By the time D.W. Griffith was directing “Intolerance” (1916), he cared enough about his central characters (played by Mae Marsh and Robert Harron) to make their devotion as important as the gargantuan sets he was building for the movie’s epic scenes. Perhaps the key moment is their return from a sunny Coney Island date, when Harron’s lust and Marsh’s fear nearly cause them to split up. Their sudden vulnerability, which ends with his proposal of marriage, is as touchingly tentative as anything in silent films.
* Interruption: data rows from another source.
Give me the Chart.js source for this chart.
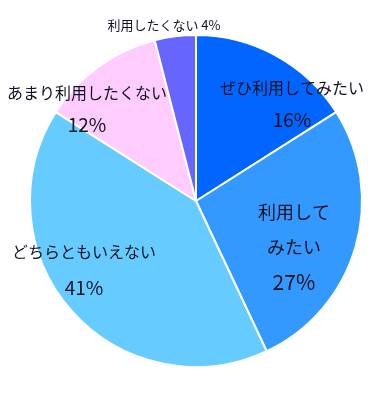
<!DOCTYPE html>
<html>
<head>
<meta charset="utf-8">
<script src="https://cdn.jsdelivr.net/npm/chart.js@4"></script>
<style>
  html, body { margin: 0; padding: 0; background: #fff; }
  #wrap { width: 391px; height: 400px; }
</style>
</head>
<body>
<div id="wrap"><canvas id="myChart"></canvas></div>
<script>
const labels = [
    'ぜひ利用してみたい',
    '利用してみたい',
    'どちらともいえない',
    'あまり利用したくない',
    '利用したくない',
];
const values = [16, 27, 41, 12, 4];
const colors = ['#0066ff', '#3399ff', '#66ccff', '#ffccff', '#6666ff'];

// how each label is broken into lines (last line = percentage)
const labelLines = [
    ['ぜひ利用してみたい', '16%'],
    ['利用して', 'みたい', '27%'],
    ['どちらともいえない', '41%'],
    ['あまり利用したくない', '12%'],
    ['利用したくない 4%'],
];
// label placement relative to pie centre, in units of radius, plus line gap / font sizes
const labelStyle = [
    { dx: 0.578, dy: -0.681, gap: 32, size: 16, pctSize: 19 },
    { dx: 0.590, dy: 0.066, gap: 35, size: 18, pctSize: 21 },
    { dx: -0.675, dy: 0.307, gap: 36, size: 16, pctSize: 19 },
    { dx: -0.657, dy: -0.651, gap: 32, size: 16, pctSize: 19 },
    { dx: -0.193, dy: -1.06, gap: 0, size: 13, pctSize: 13 },
];

const sliceLabels = {
    id: 'sliceLabels',
    afterDatasetsDraw(chart) {
        const ctx = chart.ctx;
        const arcs = chart.getDatasetMeta(0).data;
        ctx.save();
        ctx.fillStyle = '#111122';
        ctx.textAlign = 'center';
        ctx.textBaseline = 'middle';
        arcs.forEach((arc, i) => {
            const st = labelStyle[i];
            const x = arc.x + st.dx * arc.outerRadius;
            let y = arc.y + st.dy * arc.outerRadius;
            const lines = labelLines[i];
            lines.forEach((line, j) => {
                const isPct = j === lines.length - 1 && lines.length > 1;
                ctx.font = (isPct ? st.pctSize : st.size) + 'px "Noto Sans CJK JP", sans-serif';
                ctx.fillText(line, x, y + j * st.gap);
            });
        });
        ctx.restore();
    }
};

const data = {
    labels: labels,
    datasets: [{
        data: values,
        backgroundColor: colors,
        borderColor: '#ffffff',
        borderWidth: 2,
    }]
};

const config = {
    type: 'pie',
    data: data,
    options: {
        responsive: true,
        maintainAspectRatio: false,
        animation: false,
        radius: 166,
        layout: { padding: { left: 1, right: 0, top: 2, bottom: 0 } },
        plugins: {
            legend: { display: false },
            tooltip: { enabled: false },
        }
    },
    plugins: [sliceLabels]
};
const myChart = new Chart(
    document.getElementById('myChart'),
    config
);
</script>
</body>
</html>
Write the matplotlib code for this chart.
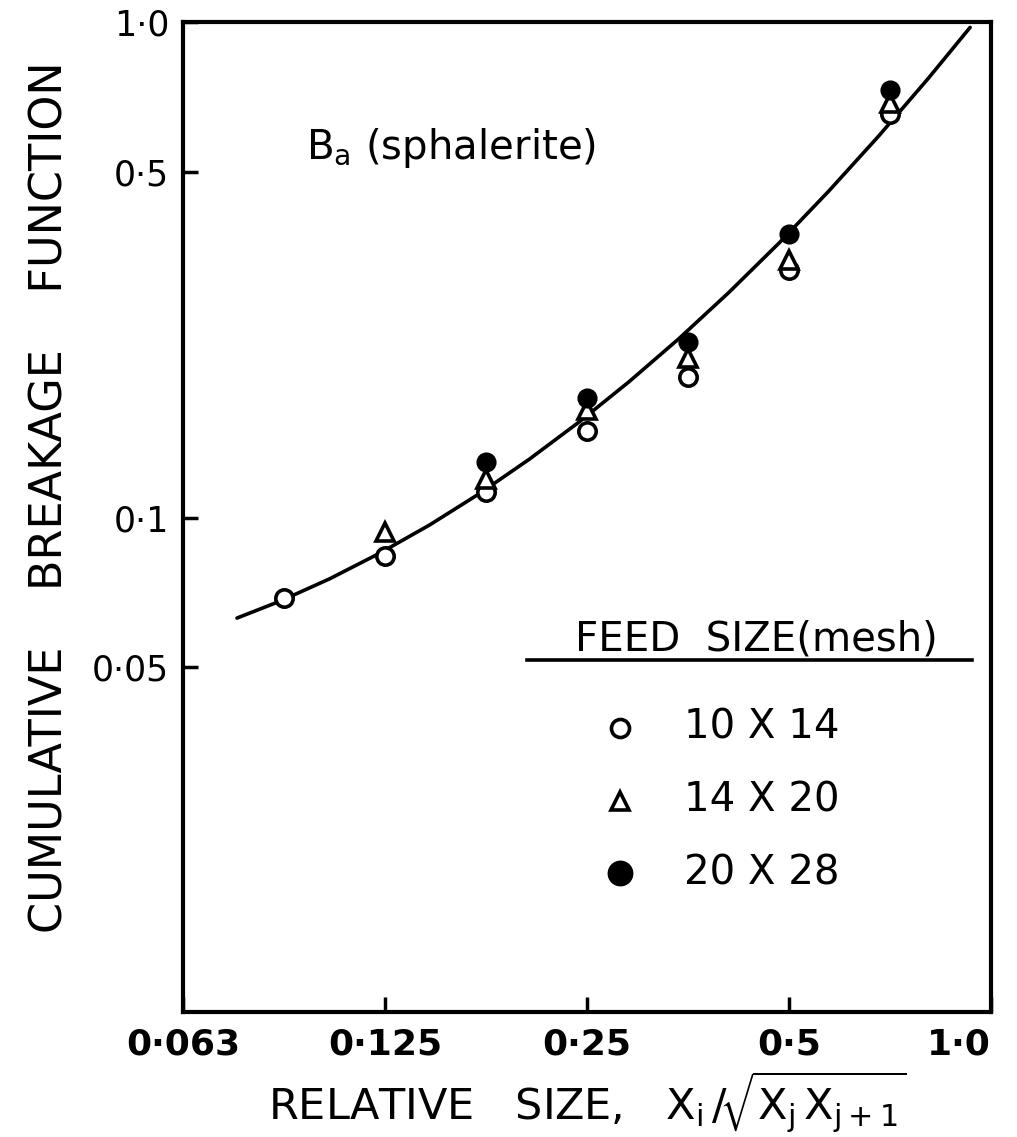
import matplotlib
matplotlib.use("Agg")
import matplotlib.pyplot as plt
from matplotlib.ticker import FixedLocator, FixedFormatter, NullLocator

plt.rcParams['font.family'] = 'DejaVu Sans'
plt.rcParams['mathtext.default'] = 'regular'

# relative size of each sieve interval (sqrt(2) series)
size_10x14 = [0.0884, 0.125, 0.177, 0.25, 0.354, 0.5, 0.707]
B_10x14 = [0.069, 0.084, 0.113, 0.150, 0.193, 0.316, 0.655]

size_14x20 = [0.125, 0.177, 0.25, 0.354, 0.5, 0.707]
B_14x20 = [0.094, 0.120, 0.165, 0.210, 0.331, 0.687]

size_20x28 = [0.177, 0.25, 0.354, 0.5, 0.707]
B_20x28 = [0.130, 0.175, 0.227, 0.374, 0.730]

# hand drawn curve
curve_x = [0.0752, 0.0871, 0.1034, 0.1227, 0.1456, 0.1728, 0.2050, 0.2432,
           0.2886, 0.3426, 0.4065, 0.4824, 0.5724, 0.6793, 0.8061, 0.9306]
curve_y = [0.0629, 0.0680, 0.0755, 0.0850, 0.0969, 0.1121, 0.1315, 0.1563,
           0.1884, 0.2302, 0.2852, 0.3582, 0.4562, 0.5890, 0.7709, 0.9770]

xticks = [0.0625, 0.125, 0.25, 0.5, 1.0]
xticklabels = ['0·063', '0·125', '0·25', '0·5', '1·0']
yticks = [0.05, 0.1, 0.5, 1.0]
yticklabels = ['0·05', '0·1', '0·5', '1·0']

fig = plt.figure(figsize=(10.17, 11.37), dpi=100)
ax = fig.add_axes([0.18, 0.110, 0.7945, 0.8703])
ax.set_xscale('log', base=2)
ax.set_yscale('log')
ax.set_xlim(0.0625, 1.0)
ax.set_ylim(0.0101, 1.0)

ax.plot(curve_x, curve_y, 'k-', lw=2.6, solid_capstyle='round')
ax.plot(size_10x14, B_10x14, 'o', ms=12.5, mfc='white', mec='black', mew=2.6, ls='none', zorder=3)
ax.plot(size_14x20, B_14x20, '^', ms=12.5, mfc='white', mec='black', mew=2.6, ls='none', zorder=3)
ax.plot(size_20x28, B_20x28, 'o', ms=13.5, mfc='black', mec='black', ls='none', zorder=4)

for s in ax.spines.values():
    s.set_linewidth(3.0)

ax.xaxis.set_major_locator(FixedLocator(xticks))
ax.xaxis.set_major_formatter(FixedFormatter(xticklabels))
ax.yaxis.set_major_locator(FixedLocator(yticks))
ax.yaxis.set_major_formatter(FixedFormatter(yticklabels))
ax.xaxis.set_minor_locator(NullLocator())
ax.yaxis.set_minor_locator(NullLocator())
ax.tick_params(direction='in', length=11, width=2.5, pad=10)
ax.tick_params(axis='x', labelsize=26, pad=11)
ax.tick_params(axis='y', labelsize=25)
for lab in ax.get_xticklabels():
    lab.set_fontweight('bold')
    lab.set_family(['Liberation Sans Narrow', 'DejaVu Sans'])
# last label sits a bit left of its tick, as in the original
ax.get_xticklabels()[-1].set_horizontalalignment('right')

ax.set_xlabel(r'RELATIVE   SIZE,   $X_i\,/\!\sqrt{X_j\,X_{j+1}}$', fontsize=31, labelpad=6)
fig.text(0.049, 0.563, 'CUMULATIVE    BREAKAGE    FUNCTION', rotation=90,
         fontsize=32, ha='center', va='center')

ax.text(0.152, 0.862, r'B$_{a}$ (sphalerite)', transform=ax.transAxes, fontsize=29)

# legend drawn by hand
ax.text(0.709, 0.376, 'FEED  SIZE(mesh)', transform=ax.transAxes, fontsize=29,
        ha='center', va='center')
ax.plot([0.426, 0.976], [0.356, 0.356], 'k-', lw=2.6, transform=ax.transAxes)
leg_rows = [('o', 'white', '10 X 14'), ('^', 'white', '14 X 20'), ('o', 'black', '20 X 28')]
for i, (m, fc, lab) in enumerate(leg_rows):
    yy = 0.287 - i * 0.0735
    ax.plot([0.541], [yy], m, ms=13 if fc == 'white' else 16, mfc=fc, mec='black',
            mew=2.6, transform=ax.transAxes, clip_on=False)
    ax.text(0.62, yy, lab, transform=ax.transAxes, fontsize=29, va='center')

fig.savefig('out.png', dpi=100)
Janet Gaynor and George O’Brien tap into similarly primal emotions in “Sunrise” (1927), in which O’Brien’s character nearly murders Gaynor before deciding to renew their marriage vows. In “Son of the Sheik” (1926), Rudolph Valentino and Vilma Banky’s steamy makeout sessions are also compromised by his temptation to kill her. Greta Garbo and John Gilbert can’t stop nuzzling in “Flesh and the Devil” (1927), which may be the most openly sexual of her movies, but the consequences are death and betrayal.
Love and laughs
These intense love/hate relationships often dominated silent films, but talkies encouraged a lighter form of chemistry. Claudette Colbert seemed particularly good at establishing a jivey rapport with her co-stars, whether the leading man was Clark Gable (1934’s “It Happened One Night”), Don Ameche (1939’s “Midnight”) or Joel McCrea (1942’s “The Palm Beach Story”). Often starting out as the golddigger in a relationship, she gradually made it clear that she’d rather have fun than cash.
Cary Grant was equally adept at establishing his interest in a good time, whether he was sparring with Irene Dunne (1937’s “The Awful Truth”) or Rosalind Russell (1940’s “His Girl Friday”), trying to escape Katharine Hepburn (1938’s “Bringing Up Baby”) or win her back (1940’s “The Philadelphia Story”), or succumbing to a shipboard romance with Deborah Kerr (1957’s “An Affair to Remember”). Rarely did he not respond to the moods of his co-stars.
Hitchcock brought out Grant’s dark, secretive side, especially in “Notorious” (1946), in which Grant and Ingrid Bergman put their passions on hold so they can fight the Nazis. Bergman has a similar role in “Casablanca” (1942), though Humphrey Bogart is the one who has to give her up for a cause. It’s the element of danger that lends such an exciting, taboo quality to the lingering Grant/Bergman kisses and the emotional Bogart/Bergman embraces.
By any means necessary
“The Year of Living Dangerously” (1983), which takes place during a politically volatile period in Indonesia, taps into a similar feeling. Mel Gibson may be an opportunistic reporter, Sigourney Weaver may regret the secrets she tells him, but they can’t stop seeing each other. They’re openly thrilled about dodging bullets in their getaway car, and when she arrives at his office, dripping wet from the walk she’s just taken in a downpour, their hormones won’t be denied.
A very different kind of rapport makes its appearance in “Brief Encounter” (1945), in which Celia Johnson and Trevor Howard play would-be adulterers who are frustrated in their attempts to get together. The tradition continues in “The Whole Wide World” (1996), with Renee Zellweger and Vincent D’Onofrio as writers who retreat from their strongest feelings, and “The Remains of the Day” (1993), with Anthony Hopkins and Emma Thompson as servants exquisitely sublimating their improper attraction to each other.
Where would actors be without forbidden love? In “East of Eden” (1955), James Dean and Julie Harris are drawn to each other even though she’s his brother’s girlfriend. When they’re stranded at the top of a ferris wheel, the tensions can’t be contained, and their confessions spill into a kiss. Cher and Nicolas Cage find themselves in an identical predicament in “Moonstruck” (1987), the title of which says it all.